**What you need to do:** A single run of lines is to be printed exactly: starting at the line with "Output the Python" and ending at the line with "110, 113, 116, 120, 125, 130]", both included. Leave the pictures out.

**Rows:**
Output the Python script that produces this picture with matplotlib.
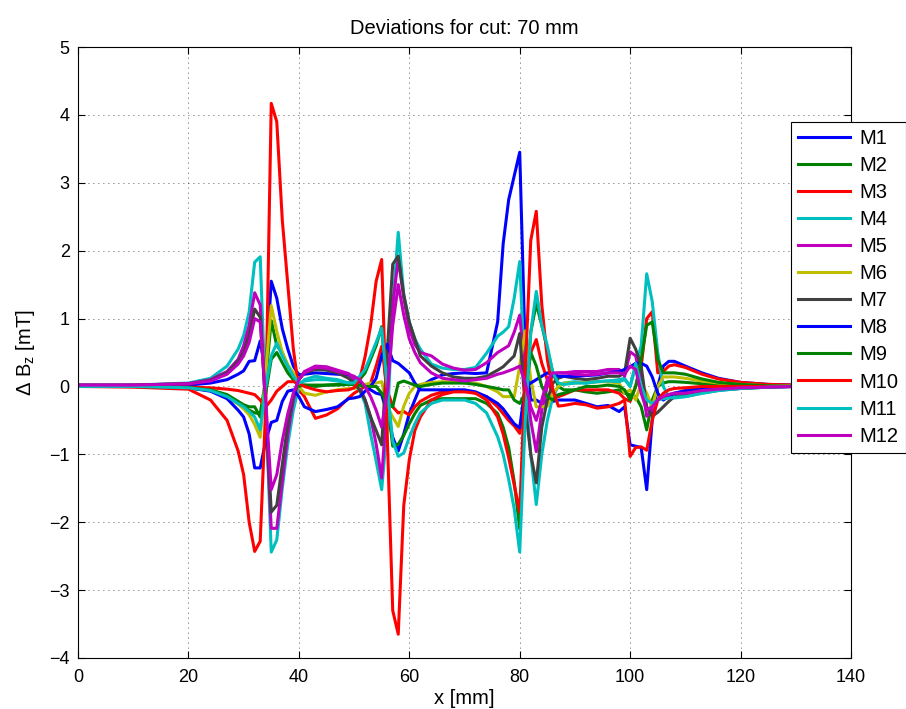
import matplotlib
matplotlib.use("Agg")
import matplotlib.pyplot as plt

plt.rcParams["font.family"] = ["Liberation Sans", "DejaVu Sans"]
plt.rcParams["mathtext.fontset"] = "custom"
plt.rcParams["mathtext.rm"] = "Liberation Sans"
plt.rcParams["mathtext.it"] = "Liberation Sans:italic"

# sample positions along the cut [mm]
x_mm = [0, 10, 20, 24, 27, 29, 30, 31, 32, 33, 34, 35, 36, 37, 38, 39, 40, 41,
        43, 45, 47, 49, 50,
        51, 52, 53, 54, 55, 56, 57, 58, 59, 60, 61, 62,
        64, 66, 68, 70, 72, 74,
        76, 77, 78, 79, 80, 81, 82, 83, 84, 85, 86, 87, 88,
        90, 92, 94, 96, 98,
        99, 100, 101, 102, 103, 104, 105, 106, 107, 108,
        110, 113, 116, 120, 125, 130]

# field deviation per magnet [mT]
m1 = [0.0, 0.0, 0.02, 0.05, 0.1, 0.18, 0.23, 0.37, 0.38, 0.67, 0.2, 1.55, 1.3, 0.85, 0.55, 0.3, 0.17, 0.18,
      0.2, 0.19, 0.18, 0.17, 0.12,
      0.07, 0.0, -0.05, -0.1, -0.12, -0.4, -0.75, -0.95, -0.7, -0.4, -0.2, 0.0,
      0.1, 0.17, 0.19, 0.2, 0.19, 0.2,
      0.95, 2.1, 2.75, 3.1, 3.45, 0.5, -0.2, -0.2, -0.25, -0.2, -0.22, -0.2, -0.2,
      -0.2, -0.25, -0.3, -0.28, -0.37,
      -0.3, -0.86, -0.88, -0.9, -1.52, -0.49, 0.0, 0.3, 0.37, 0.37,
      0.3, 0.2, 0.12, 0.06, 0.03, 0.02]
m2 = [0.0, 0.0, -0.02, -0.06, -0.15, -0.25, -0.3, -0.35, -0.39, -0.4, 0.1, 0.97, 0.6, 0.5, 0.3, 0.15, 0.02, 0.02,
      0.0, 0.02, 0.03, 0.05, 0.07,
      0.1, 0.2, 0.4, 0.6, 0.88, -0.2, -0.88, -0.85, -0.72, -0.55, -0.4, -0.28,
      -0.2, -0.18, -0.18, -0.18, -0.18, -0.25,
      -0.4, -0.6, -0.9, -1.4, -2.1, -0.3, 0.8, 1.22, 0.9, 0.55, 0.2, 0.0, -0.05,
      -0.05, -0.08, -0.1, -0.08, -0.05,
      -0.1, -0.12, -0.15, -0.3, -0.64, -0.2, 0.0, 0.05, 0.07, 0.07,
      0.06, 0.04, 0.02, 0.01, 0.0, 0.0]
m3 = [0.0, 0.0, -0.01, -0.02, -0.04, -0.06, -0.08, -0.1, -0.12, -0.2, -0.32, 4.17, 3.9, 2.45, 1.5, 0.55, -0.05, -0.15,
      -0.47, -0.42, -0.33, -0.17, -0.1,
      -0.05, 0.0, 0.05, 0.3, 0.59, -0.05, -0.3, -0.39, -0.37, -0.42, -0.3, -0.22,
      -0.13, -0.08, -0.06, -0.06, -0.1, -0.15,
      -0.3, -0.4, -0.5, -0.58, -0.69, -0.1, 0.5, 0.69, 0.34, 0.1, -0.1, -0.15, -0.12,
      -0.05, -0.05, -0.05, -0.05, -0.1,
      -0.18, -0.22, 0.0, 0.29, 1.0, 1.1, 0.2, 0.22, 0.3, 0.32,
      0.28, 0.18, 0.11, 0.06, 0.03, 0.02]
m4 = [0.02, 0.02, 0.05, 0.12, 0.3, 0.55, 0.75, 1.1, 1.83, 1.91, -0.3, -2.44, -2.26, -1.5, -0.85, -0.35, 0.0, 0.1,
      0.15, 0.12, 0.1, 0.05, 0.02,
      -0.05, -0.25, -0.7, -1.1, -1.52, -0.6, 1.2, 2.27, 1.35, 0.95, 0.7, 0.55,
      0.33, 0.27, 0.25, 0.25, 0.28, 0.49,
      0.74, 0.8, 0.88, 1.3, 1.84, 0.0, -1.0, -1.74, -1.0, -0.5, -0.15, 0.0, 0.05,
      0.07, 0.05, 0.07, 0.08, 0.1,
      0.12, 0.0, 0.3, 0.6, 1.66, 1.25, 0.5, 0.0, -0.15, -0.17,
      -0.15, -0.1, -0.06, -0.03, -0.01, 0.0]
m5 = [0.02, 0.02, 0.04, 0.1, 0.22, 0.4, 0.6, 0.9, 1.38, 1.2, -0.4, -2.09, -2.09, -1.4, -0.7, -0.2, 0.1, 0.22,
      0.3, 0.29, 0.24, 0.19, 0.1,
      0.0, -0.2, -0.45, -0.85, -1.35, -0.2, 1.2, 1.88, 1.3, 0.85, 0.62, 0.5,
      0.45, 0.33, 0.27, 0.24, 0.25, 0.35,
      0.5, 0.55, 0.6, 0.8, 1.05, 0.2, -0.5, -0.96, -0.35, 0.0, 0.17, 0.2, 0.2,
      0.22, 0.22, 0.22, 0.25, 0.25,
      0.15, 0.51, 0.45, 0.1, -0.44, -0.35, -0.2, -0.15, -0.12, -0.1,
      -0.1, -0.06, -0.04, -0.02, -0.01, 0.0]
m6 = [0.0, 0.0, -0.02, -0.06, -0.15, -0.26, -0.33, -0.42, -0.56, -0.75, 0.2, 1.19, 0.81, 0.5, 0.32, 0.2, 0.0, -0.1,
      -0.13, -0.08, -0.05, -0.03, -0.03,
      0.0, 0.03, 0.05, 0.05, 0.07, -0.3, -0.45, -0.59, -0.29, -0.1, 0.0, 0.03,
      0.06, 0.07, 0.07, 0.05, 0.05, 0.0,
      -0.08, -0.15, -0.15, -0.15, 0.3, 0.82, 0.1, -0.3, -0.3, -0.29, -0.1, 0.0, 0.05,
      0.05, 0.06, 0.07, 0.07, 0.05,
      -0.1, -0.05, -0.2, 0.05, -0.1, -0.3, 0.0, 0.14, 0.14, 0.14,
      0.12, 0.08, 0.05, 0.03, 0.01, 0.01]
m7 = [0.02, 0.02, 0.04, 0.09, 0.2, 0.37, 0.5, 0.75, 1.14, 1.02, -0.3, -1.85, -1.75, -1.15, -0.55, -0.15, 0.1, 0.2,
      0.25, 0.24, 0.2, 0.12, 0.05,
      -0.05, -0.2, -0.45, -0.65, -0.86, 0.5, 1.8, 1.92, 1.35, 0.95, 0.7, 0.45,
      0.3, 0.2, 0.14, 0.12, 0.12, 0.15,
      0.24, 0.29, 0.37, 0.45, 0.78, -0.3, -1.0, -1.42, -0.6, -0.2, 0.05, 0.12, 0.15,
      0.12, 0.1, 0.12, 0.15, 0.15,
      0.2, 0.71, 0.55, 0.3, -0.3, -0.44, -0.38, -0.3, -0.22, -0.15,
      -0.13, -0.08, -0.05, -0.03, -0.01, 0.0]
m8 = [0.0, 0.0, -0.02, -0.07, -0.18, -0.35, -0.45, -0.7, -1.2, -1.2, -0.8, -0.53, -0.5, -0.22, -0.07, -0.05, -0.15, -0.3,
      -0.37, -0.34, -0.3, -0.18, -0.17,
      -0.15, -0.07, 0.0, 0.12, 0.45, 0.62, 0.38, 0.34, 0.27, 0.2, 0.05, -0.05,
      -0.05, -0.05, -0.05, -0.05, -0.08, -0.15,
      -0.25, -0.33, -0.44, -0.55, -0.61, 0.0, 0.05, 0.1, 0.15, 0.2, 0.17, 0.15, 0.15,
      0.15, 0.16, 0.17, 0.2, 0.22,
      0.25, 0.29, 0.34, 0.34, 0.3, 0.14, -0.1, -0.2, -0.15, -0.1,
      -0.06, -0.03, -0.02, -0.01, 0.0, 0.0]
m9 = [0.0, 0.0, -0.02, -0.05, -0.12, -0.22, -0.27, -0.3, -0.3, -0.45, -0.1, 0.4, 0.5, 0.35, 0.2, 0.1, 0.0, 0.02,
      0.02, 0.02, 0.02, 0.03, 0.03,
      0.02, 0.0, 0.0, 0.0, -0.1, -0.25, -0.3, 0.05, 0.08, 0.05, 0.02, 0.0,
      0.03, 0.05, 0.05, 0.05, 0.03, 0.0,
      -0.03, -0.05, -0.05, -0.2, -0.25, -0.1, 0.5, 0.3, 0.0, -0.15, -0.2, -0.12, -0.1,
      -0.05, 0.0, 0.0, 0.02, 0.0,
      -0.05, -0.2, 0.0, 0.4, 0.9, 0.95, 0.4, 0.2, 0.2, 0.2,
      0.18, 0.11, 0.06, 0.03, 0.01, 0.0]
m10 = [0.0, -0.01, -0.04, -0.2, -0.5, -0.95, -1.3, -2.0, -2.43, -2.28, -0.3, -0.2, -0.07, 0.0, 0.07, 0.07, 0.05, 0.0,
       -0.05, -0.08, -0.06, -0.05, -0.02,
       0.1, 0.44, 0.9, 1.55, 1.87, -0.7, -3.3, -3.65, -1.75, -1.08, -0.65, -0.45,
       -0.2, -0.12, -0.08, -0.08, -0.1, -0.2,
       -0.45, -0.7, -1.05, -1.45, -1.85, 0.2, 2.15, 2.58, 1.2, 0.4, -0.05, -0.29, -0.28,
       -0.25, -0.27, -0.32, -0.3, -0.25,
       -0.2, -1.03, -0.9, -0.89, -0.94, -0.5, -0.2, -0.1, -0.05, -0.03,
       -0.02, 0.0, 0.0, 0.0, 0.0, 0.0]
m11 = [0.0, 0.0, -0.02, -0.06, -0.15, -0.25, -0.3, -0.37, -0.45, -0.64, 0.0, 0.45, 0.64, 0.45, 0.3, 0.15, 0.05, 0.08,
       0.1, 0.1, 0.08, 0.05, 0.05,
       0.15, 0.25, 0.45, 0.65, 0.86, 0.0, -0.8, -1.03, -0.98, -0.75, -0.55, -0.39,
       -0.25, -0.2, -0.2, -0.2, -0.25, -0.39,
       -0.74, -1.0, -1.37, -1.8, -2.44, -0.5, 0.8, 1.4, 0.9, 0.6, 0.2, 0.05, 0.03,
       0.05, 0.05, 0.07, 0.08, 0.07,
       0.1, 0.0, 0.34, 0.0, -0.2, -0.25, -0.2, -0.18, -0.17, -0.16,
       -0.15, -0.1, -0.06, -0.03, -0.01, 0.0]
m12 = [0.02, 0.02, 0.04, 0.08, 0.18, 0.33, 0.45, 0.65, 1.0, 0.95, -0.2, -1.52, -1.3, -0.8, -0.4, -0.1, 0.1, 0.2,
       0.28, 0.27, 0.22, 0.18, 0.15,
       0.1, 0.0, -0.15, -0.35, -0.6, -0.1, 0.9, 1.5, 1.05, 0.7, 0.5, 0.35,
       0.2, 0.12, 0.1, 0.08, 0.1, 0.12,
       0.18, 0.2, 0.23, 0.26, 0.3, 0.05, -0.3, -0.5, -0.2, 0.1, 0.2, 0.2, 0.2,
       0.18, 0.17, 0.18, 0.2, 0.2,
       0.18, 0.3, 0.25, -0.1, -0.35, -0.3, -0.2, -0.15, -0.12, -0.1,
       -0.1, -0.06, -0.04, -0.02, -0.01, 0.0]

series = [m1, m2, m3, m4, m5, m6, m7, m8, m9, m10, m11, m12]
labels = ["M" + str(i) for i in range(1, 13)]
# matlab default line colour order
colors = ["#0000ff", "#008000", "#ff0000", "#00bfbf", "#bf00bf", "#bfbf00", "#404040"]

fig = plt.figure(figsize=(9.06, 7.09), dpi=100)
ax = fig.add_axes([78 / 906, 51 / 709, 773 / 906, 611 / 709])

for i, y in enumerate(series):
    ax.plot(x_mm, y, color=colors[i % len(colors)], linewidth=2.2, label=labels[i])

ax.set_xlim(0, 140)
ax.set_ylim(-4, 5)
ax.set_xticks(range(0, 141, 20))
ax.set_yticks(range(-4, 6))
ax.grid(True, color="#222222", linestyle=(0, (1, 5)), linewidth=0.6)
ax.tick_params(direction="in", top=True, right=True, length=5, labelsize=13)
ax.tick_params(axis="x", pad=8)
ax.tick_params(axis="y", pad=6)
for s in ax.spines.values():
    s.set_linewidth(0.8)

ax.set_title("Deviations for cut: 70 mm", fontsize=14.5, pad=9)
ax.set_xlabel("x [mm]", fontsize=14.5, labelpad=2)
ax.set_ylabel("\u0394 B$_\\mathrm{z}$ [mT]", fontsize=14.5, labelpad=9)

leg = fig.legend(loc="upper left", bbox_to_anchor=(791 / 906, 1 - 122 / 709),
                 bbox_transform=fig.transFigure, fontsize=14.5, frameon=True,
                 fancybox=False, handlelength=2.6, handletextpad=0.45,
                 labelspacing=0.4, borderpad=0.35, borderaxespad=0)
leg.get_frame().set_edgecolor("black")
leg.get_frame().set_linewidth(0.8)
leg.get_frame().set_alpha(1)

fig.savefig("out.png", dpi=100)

* * *

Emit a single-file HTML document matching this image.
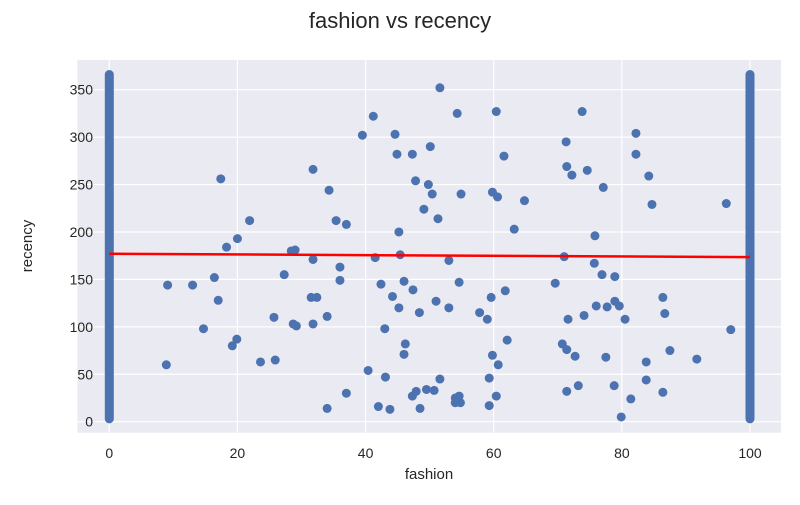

**Task result:**
Output the Python script that produces this picture with matplotlib.
import matplotlib
matplotlib.use("Agg")
import matplotlib.pyplot as plt

plt.rcParams["font.family"] = ["Liberation Sans", "DejaVu Sans"]
plt.rcParams["mathtext.fontset"] = "custom"
plt.rcParams["mathtext.rm"] = "Liberation Sans"
plt.rcParams["mathtext.it"] = "Liberation Sans:italic"

# sample positions along the cut [mm]
x_mm = [0, 10, 20, 24, 27, 29, 30, 31, 32, 33, 34, 35, 36, 37, 38, 39, 40, 41,
        43, 45, 47, 49, 50,
        51, 52, 53, 54, 55, 56, 57, 58, 59, 60, 61, 62,
        64, 66, 68, 70, 72, 74,
        76, 77, 78, 79, 80, 81, 82, 83, 84, 85, 86, 87, 88,
        90, 92, 94, 96, 98,
        99, 100, 101, 102, 103, 104, 105, 106, 107, 108,
        110, 113, 116, 120, 125, 130]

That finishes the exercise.